The governor also signed a bill requiring title insurers to show they are creating 600 jobs by 2016 or lose a tax break of more than $5 million annually. The state's Office of Insurance Regulation has said it will "explore" sharing those savings with consumers in the meantime.
A newly signed law makes clear insurers have 90 days to check out applications and may not later terminate the policy based on credit information available in public records. Universal Property & Casualty Insurance Co. -- the state's largest private insurer, whose biggest market is Palm Beach County -- canceled policies instead of paying major claims based on what shocked customers saw as minor details in applications filed sometimes years earlier, The Post reported in a series of stories.
The same law creates a one-page bill of rights homeowners get when they file insurance claims.
"When someone is dealing with the unexpected loss of their property, they need to know they will be treated fairly by their insurance company and the contractors who are providing services," Florida Chief Financial Officer Jeff Atwater said in applauding the signing Friday.
Another approved bill aims to give private insurers more flexibility on flood insurance policies when it comes to things like coverage for contents, additional living expenses or secondary structures.

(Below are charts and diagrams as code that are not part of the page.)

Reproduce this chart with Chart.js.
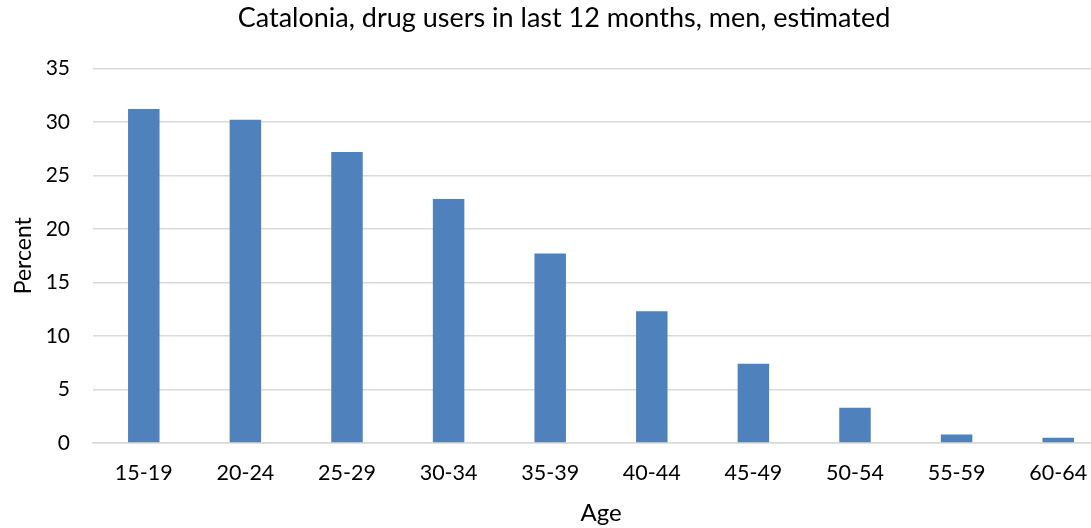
<!DOCTYPE html>
<html>
<head>
<meta charset="utf-8">
<title>Catalonia, drug users in last 12 months, men, estimated</title>
<script src="https://cdn.jsdelivr.net/npm/chart.js@4.4.1/dist/chart.umd.min.js"></script>
<style>
  html, body { margin: 0; padding: 0; background: #fff; overflow: hidden; }
  #wrap { position: relative; width: 1128px; height: 528px; }
</style>
</head>
<body>
<div id="wrap"><canvas id="chart"></canvas></div>
<script>
// Age groups on the x axis
const ageGroups = ['15-19', '20-24', '25-29', '30-34', '35-39', '40-44', '45-49', '50-54', '55-59', '60-64'];
// Estimated share of men who used drugs in the last 12 months (%)
const percentUsers = [31.2, 30.2, 27.2, 22.8, 17.7, 12.3, 7.4, 3.3, 0.8, 0.5];
// Value axis settings
const yMin = 0;
const yMax = 35;
const yStep = 5;

const FONT = "Lato, 'Open Sans', 'DejaVu Sans', sans-serif";
const GRID = '#d9d9d9';

new Chart(document.getElementById('chart'), {
  type: 'bar',
  data: {
    labels: ageGroups,
    datasets: [{
      label: 'Percent',
      data: percentUsers,
      backgroundColor: '#4f81bd',
      borderWidth: 0,
      categoryPercentage: 1.0,
      barPercentage: 0.31
    }]
  },
  options: {
    responsive: true,
    maintainAspectRatio: false,
    animation: false,
    layout: { padding: { left: 19, right: 19, top: 0, bottom: 0 } },
    plugins: {
      legend: { display: false },
      tooltip: { enabled: false },
      title: {
        display: true,
        text: 'Catalonia, drug users in last 12 months, men, estimated',
        color: '#000',
        font: { family: FONT, size: 27, weight: 'normal' },
        padding: { top: 2, bottom: 34 }
      }
    },
    scales: {
      x: {
        grid: { display: false, drawTicks: false },
        border: { display: true, color: GRID, width: 1.5 },
        ticks: { color: '#000', font: { family: FONT, size: 21.5 }, padding: 17, maxRotation: 0 },
        title: {
          display: true, text: 'Age', color: '#000',
          font: { family: FONT, size: 24 }, padding: { top: 0, bottom: 0 }
        },
        afterFit: (scale) => { scale.height = 85; }
      },
      y: {
        min: yMin, max: yMax,
        grid: { color: GRID, lineWidth: 1.5, drawTicks: false },
        border: { display: false },
        ticks: { stepSize: yStep, color: '#000', font: { family: FONT, size: 21 }, padding: 23 },
        title: {
          display: true, text: 'Percent', color: '#000',
          font: { family: FONT, size: 23 }, padding: { top: -9, bottom: 0 }
        },
        afterFit: (scale) => { scale.width = 74; }
      }
    }
  }
});
</script>
</body>
</html>
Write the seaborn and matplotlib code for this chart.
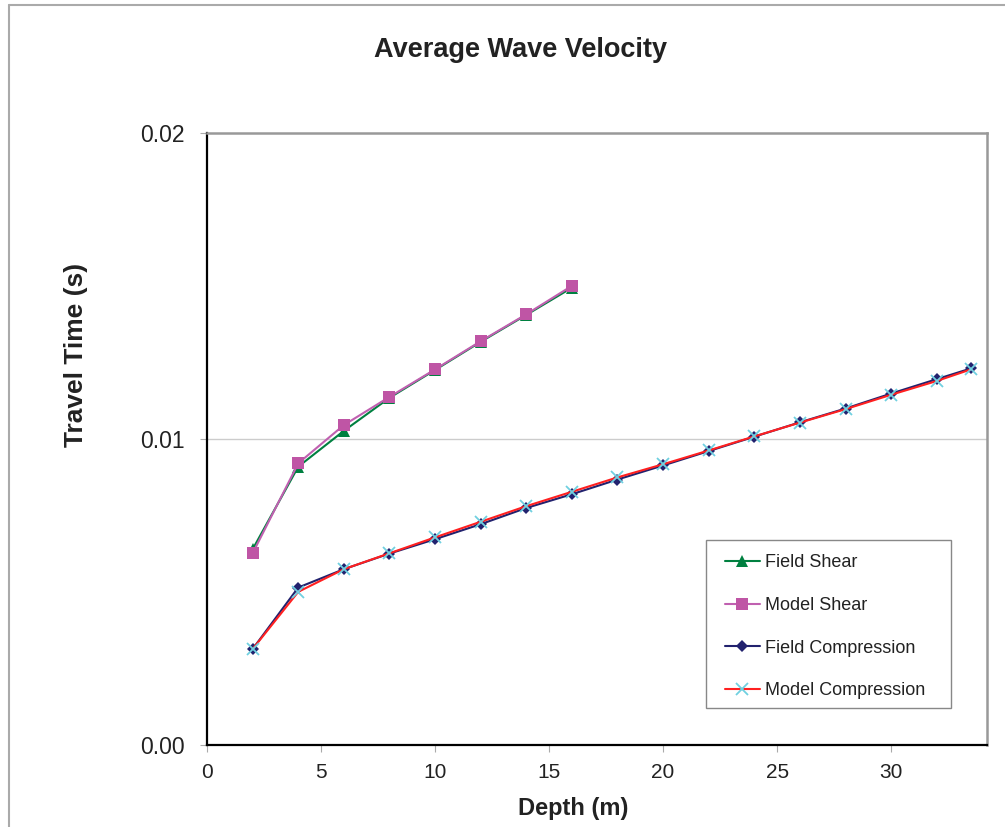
import numpy as np
import pandas as pd
import seaborn as sns
import matplotlib.pyplot as plt
from matplotlib.lines import Line2D
from matplotlib.patches import Rectangle

sns.set_style("white")
plt.rcParams['font.family'] = ['Liberation Sans', 'DejaVu Sans']

# shear data (depth in m, travel time in s)
shear_depth = [2, 4, 6, 8, 10, 12, 14, 16]
field_shear = [0.0064, 0.0091, 0.01027, 0.01135, 0.01226, 0.01318, 0.01406, 0.01495]
model_shear = [0.00627, 0.00921, 0.01046, 0.01138, 0.01228, 0.0132, 0.01408, 0.01501]

# compression data
comp_depth = [2, 4, 6, 8, 10, 12, 14, 16, 18, 20, 22, 24, 26, 28, 30, 32, 33.5]
field_comp = [0.00314, 0.00515, 0.00575, 0.00626, 0.00673, 0.00722, 0.00775, 0.0082,
              0.00868, 0.00914, 0.00961, 0.01008, 0.01055, 0.011, 0.01149, 0.01196, 0.01231]
model_comp = [0.00314, 0.00501, 0.00575, 0.00627, 0.00679, 0.0073, 0.00781, 0.00828,
              0.00875, 0.00918, 0.00963, 0.01009, 0.01054, 0.01098, 0.01145, 0.0119, 0.01228]

shear = pd.DataFrame({'depth': shear_depth, 'field': field_shear, 'model': model_shear})
comp = pd.DataFrame({'depth': comp_depth, 'field': field_comp, 'model': model_comp})

fig = plt.figure(figsize=(10.05, 8.27), dpi=100)
ax = fig.add_axes([0.206, 0.099, 0.776, 0.740])

sns.lineplot(data=shear, x='depth', y='field', ax=ax, color='#008040', lw=1.5,
             marker='^', markersize=8, markeredgewidth=0, label='Field Shear')
sns.lineplot(data=shear, x='depth', y='model', ax=ax, color='#c060b0', lw=1.5,
             marker='s', markersize=9, markeredgewidth=0, markerfacecolor='#bf55a5',
             label='Model Shear')
sns.lineplot(data=comp, x='depth', y='field', ax=ax, color='#22226e', lw=1.5,
             marker='D', markersize=6, markeredgewidth=0, label='Field Compression')
sns.lineplot(data=comp, x='depth', y='model', ax=ax, color='#ff2020', lw=1.5,
             marker='x', markersize=8, markeredgewidth=1.3, markeredgecolor='#70d0e0',
             label='Model Compression')

ax.set_xlim(0, 34.2)
ax.set_ylim(0, 0.02)
ax.set_xticks([0, 5, 10, 15, 20, 25, 30])
ax.set_yticks([0, 0.01, 0.02])
ax.set_yticklabels(['0.00', '0.01', '0.02'])
ax.tick_params(axis='x', labelsize=15, labelcolor='#222222', length=5, width=0.8,
               color='#aaaaaa', direction='out', bottom=True, pad=8)
ax.tick_params(axis='y', labelsize=16.5, labelcolor='#222222', length=5, width=0.8,
               color='#aaaaaa', direction='out', left=True, pad=11)
ax.axhline(0.01, color='#cccccc', lw=1, zorder=0)

for side in ['left', 'bottom']:
    ax.spines[side].set_color('black')
    ax.spines[side].set_linewidth(1.6)
for side in ['top', 'right']:
    ax.spines[side].set_color('#999999')
    ax.spines[side].set_linewidth(1.8)

ax.set_xlabel('Depth (m)', fontsize=17, fontweight='bold', color='#222222')
ax.set_ylabel('Travel Time (s)', fontsize=19, fontweight='bold', color='#222222')
ax.xaxis.set_label_coords(0.469, -0.084)
ax.yaxis.set_label_coords(-0.153, 0.637)

fig.text(0.518, 0.939, 'Average Wave Velocity', fontsize=19.5, fontweight='bold',
         ha='center', va='center', color='#222222')

# legend without its own frame, box drawn separately (Excel-like padding)
leg = ax.legend(loc='upper left', bbox_to_anchor=(0.664, 0.3115), fontsize=13,
                frameon=False, handlelength=1.95, labelspacing=1.42,
                borderpad=0, handletextpad=0.25, borderaxespad=0)
for t in leg.get_texts():
    t.set_color('#222222')
ax.add_patch(Rectangle((0.640, 0.0605), 0.314, 0.2745, transform=ax.transAxes,
                       facecolor='white', edgecolor='#888888', lw=1.0, zorder=4))
leg.set_zorder(5)

# outer chart border
fig.add_artist(Line2D([0.009, 0.009], [0, 0.994], color='#aaaaaa', lw=1.5))
fig.add_artist(Line2D([0.009, 1.0], [0.994, 0.994], color='#aaaaaa', lw=1.5))

fig.savefig('out.png', dpi=100)
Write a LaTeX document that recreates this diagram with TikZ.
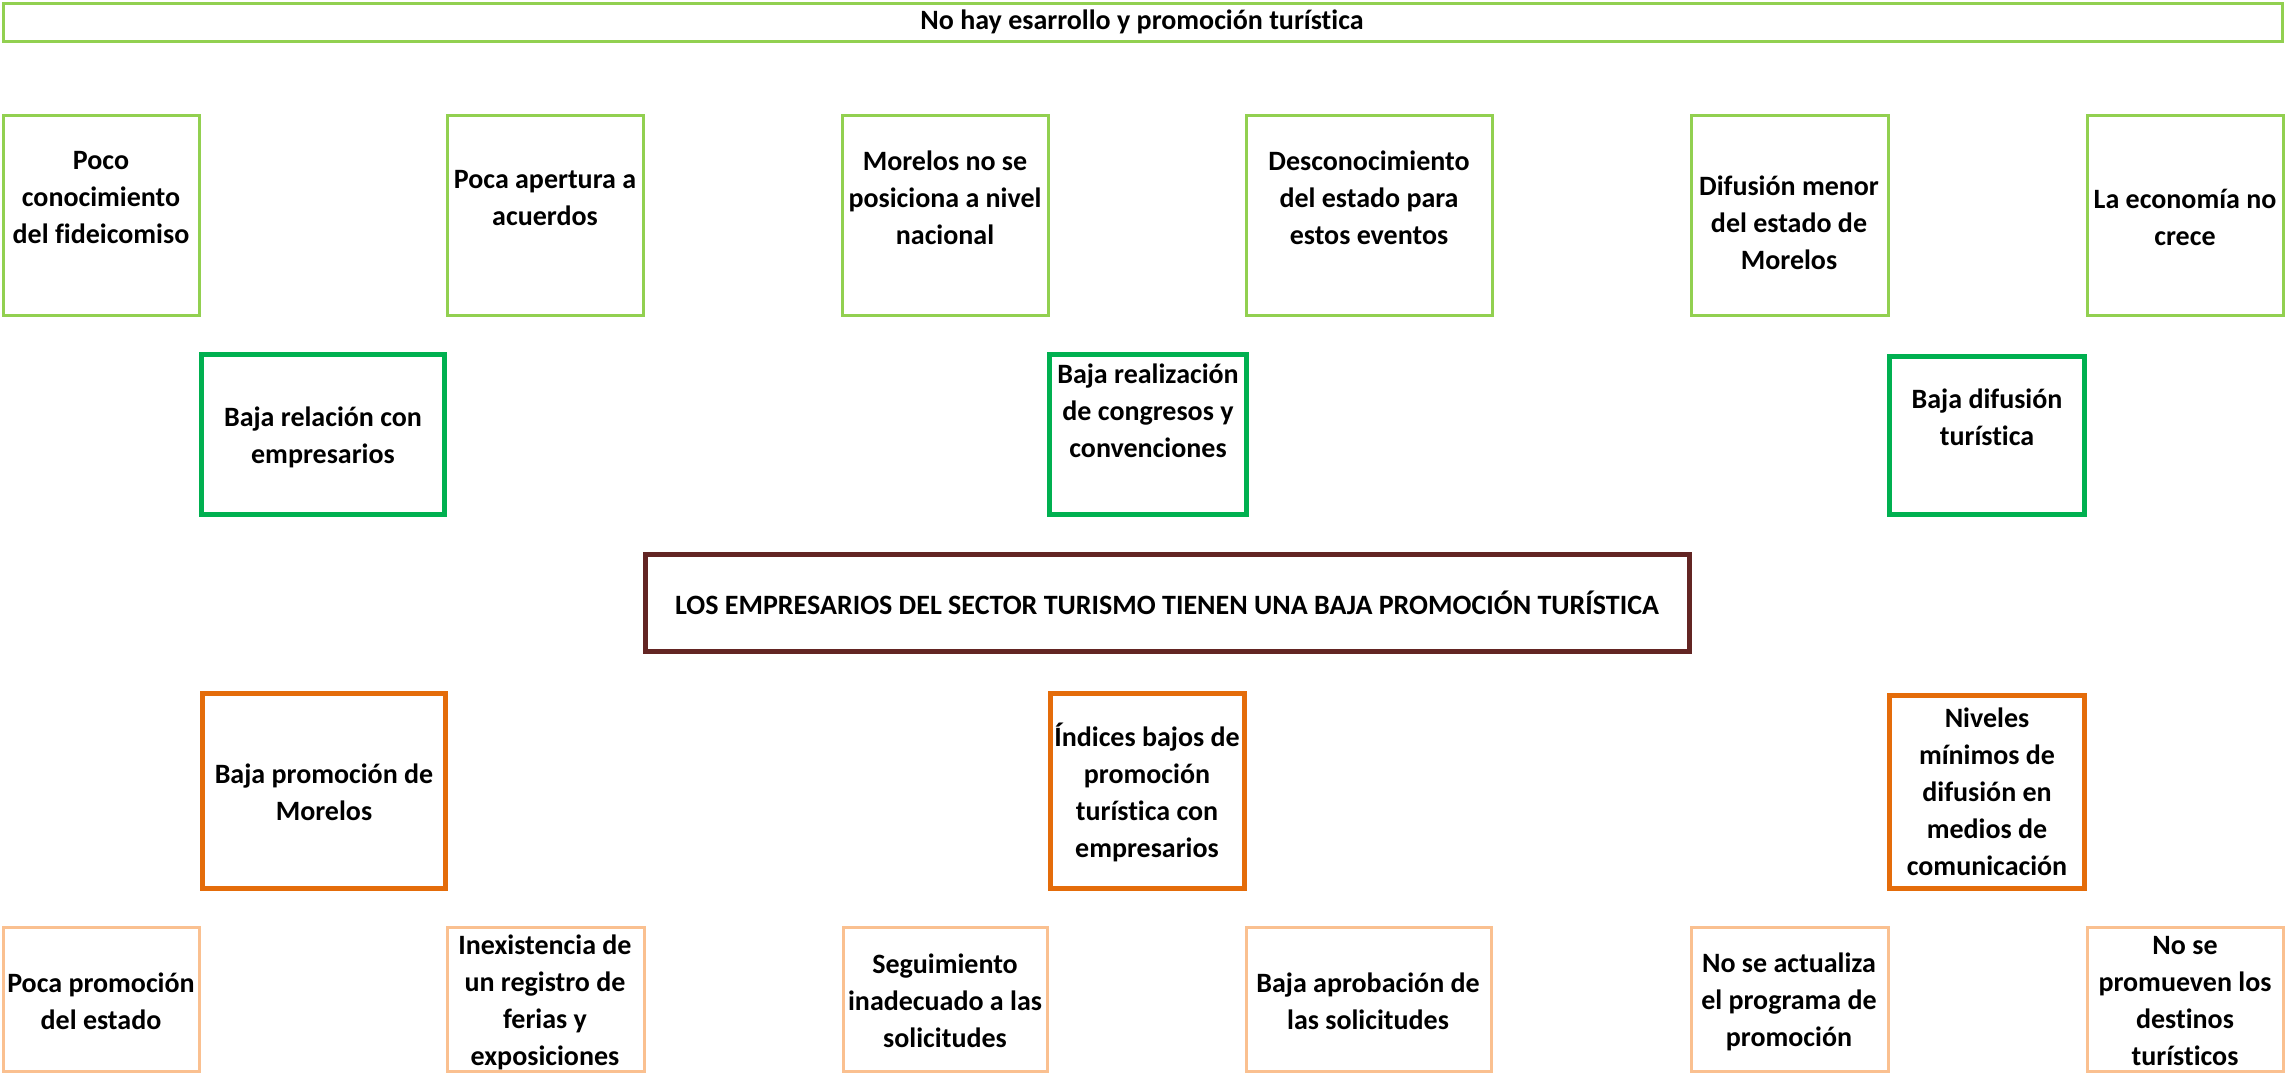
\documentclass[tikz,border=0pt]{standalone}
\usepackage{fontspec}
\setmainfont{Carlito}[Ligatures={NoCommon,NoContextual}]
\definecolor{efgreen}{HTML}{92D050}
\definecolor{edgreen}{HTML}{00B050}
\definecolor{probred}{HTML}{632523}
\definecolor{cdorange}{HTML}{E46C0A}
\definecolor{ciorange}{HTML}{FAC090}

\begin{document}
\begin{tikzpicture}[x=0.5pt, y=-0.5pt,
  font=\bfseries\fontsize{14}{18.5}\selectfont,
  txt/.style={align=center, inner sep=0pt},
  thin/.style={line width=1.5pt},
  thick/.style={line width=2.5pt}]
  \useasboundingbox (0,0) rectangle (2285,1073);
  % fin
  \draw[thin, efgreen] (3,3) rectangle (2282,41);
  \node[txt] (fin) at (1142,22) {No hay esarrollo y promoción turística};
  % efectos indirectos
  \draw[thin, efgreen] (3,115) rectangle (199,315);
  \draw[thin, efgreen] (447,115) rectangle (643,315);
  \draw[thin, efgreen] (842,115) rectangle (1048,315);
  \draw[thin, efgreen] (1246,115) rectangle (1492,315);
  \draw[thin, efgreen] (1691,115) rectangle (1888,315);
  \draw[thin, efgreen] (2087,115) rectangle (2283,315);
  \node[txt] (ei1) at (101,198) {Poco\\conocimiento\\del fideicomiso};
  \node[txt] (ei2) at (545,198) {Poca apertura a\\acuerdos};
  \node[txt] (ei3) at (945,198) {Morelos no se\\posiciona a nivel\\nacional};
  \node[txt] (ei4) at (1369,198) {Desconocimiento\\del estado para\\estos eventos};
  \node[txt] (ei5) at (1789,223) {Difusión menor\\del estado de\\Morelos};
  \node[txt] (ei6) at (2185,217) {La economía no\\crece};
  % efectos directos
  \draw[thick, edgreen] (201.5,354.5) rectangle (444.5,514.5);
  \draw[thick, edgreen] (1049.5,354.5) rectangle (1246.5,514.5);
  \draw[thick, edgreen] (1889.5,356) rectangle (2084.5,514);
  \node[txt] (ed1) at (323,437) {Baja relación con\\empresarios};
  \node[txt] (ed2) at (1148,411) {Baja realización\\de congresos y\\convenciones};
  \node[txt] (ed3) at (1987,417) {Baja difusión\\turística};
  % problema central
  \draw[thick, probred] (645.5,554.5) rectangle (1689.5,651.5);
  \node[txt] (prob) at (1167,603) {LOS EMPRESARIOS DEL SECTOR TURISMO TIENEN UNA BAJA PROMOCIÓN TURÍSTICA};
  % causas directas
  \draw[thick, cdorange] (202.5,693.5) rectangle (445.5,888.5);
  \draw[thick, cdorange] (1050.5,693.5) rectangle (1244.5,888.5);
  \draw[thick, cdorange] (1889.5,695) rectangle (2084.5,888);
  \node[txt] (cd1) at (324,792) {Baja promoción de\\Morelos};
  \node[txt] (cd2) at (1147,792) {Índices bajos de\\promoción\\turística con\\empresarios};
  \node[txt] (cd3) at (1987,792) {Niveles\\mínimos de\\difusión en\\medios de\\comunicación};
  % causas indirectas
  \draw[thin, ciorange] (3,927.5) rectangle (199,1071);
  \draw[thin, ciorange] (447,927.5) rectangle (644,1071);
  \draw[thin, ciorange] (843,927.5) rectangle (1047,1071);
  \draw[thin, ciorange] (1246,927.5) rectangle (1491,1071);
  \draw[thin, ciorange] (1691,927.5) rectangle (1888,1071);
  \draw[thin, ciorange] (2087,927.5) rectangle (2283,1071);
  \node[txt] (ci1) at (101,1001) {Poca promoción\\del estado};
  \node[txt] (ci2) at (545,1002) {Inexistencia de\\un registro de\\ferias y\\exposiciones};
  \node[txt] (ci3) at (945,1001) {Seguimiento\\inadecuado a las\\solicitudes};
  \node[txt] (ci4) at (1368,1001) {Baja aprobación de\\las solicitudes};
  \node[txt] (ci5) at (1789,1002) {No se actualiza\\el programa de\\promoción};
  \node[txt] (ci6) at (2185,1001) {No se\\promueven los\\destinos\\turísticos};
\end{tikzpicture}
\end{document}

"Floridians will now have the flexibility to choose affordable flood insurance policies custom tailored to their individual needs," said state Sen. Jeff Brandes, R-St. Petersburg. "With this law, Florida stands as a national leader in private flood insurance options."
The Florida House blocked a move to let private insurers cover only the amount owed on a mortgage, but Brandes said the law still promotes alternatives to the federal government's National Flood Insurance Program.
Ethics watchdog Integrity Florida applauded the signing of a bill to make inspectors general more independent within state agencies.
Florida insurance commissioner Kevin McCarty praised the signing of a law he said he would better help regulators assess and monitor the solvency of insurers it oversees.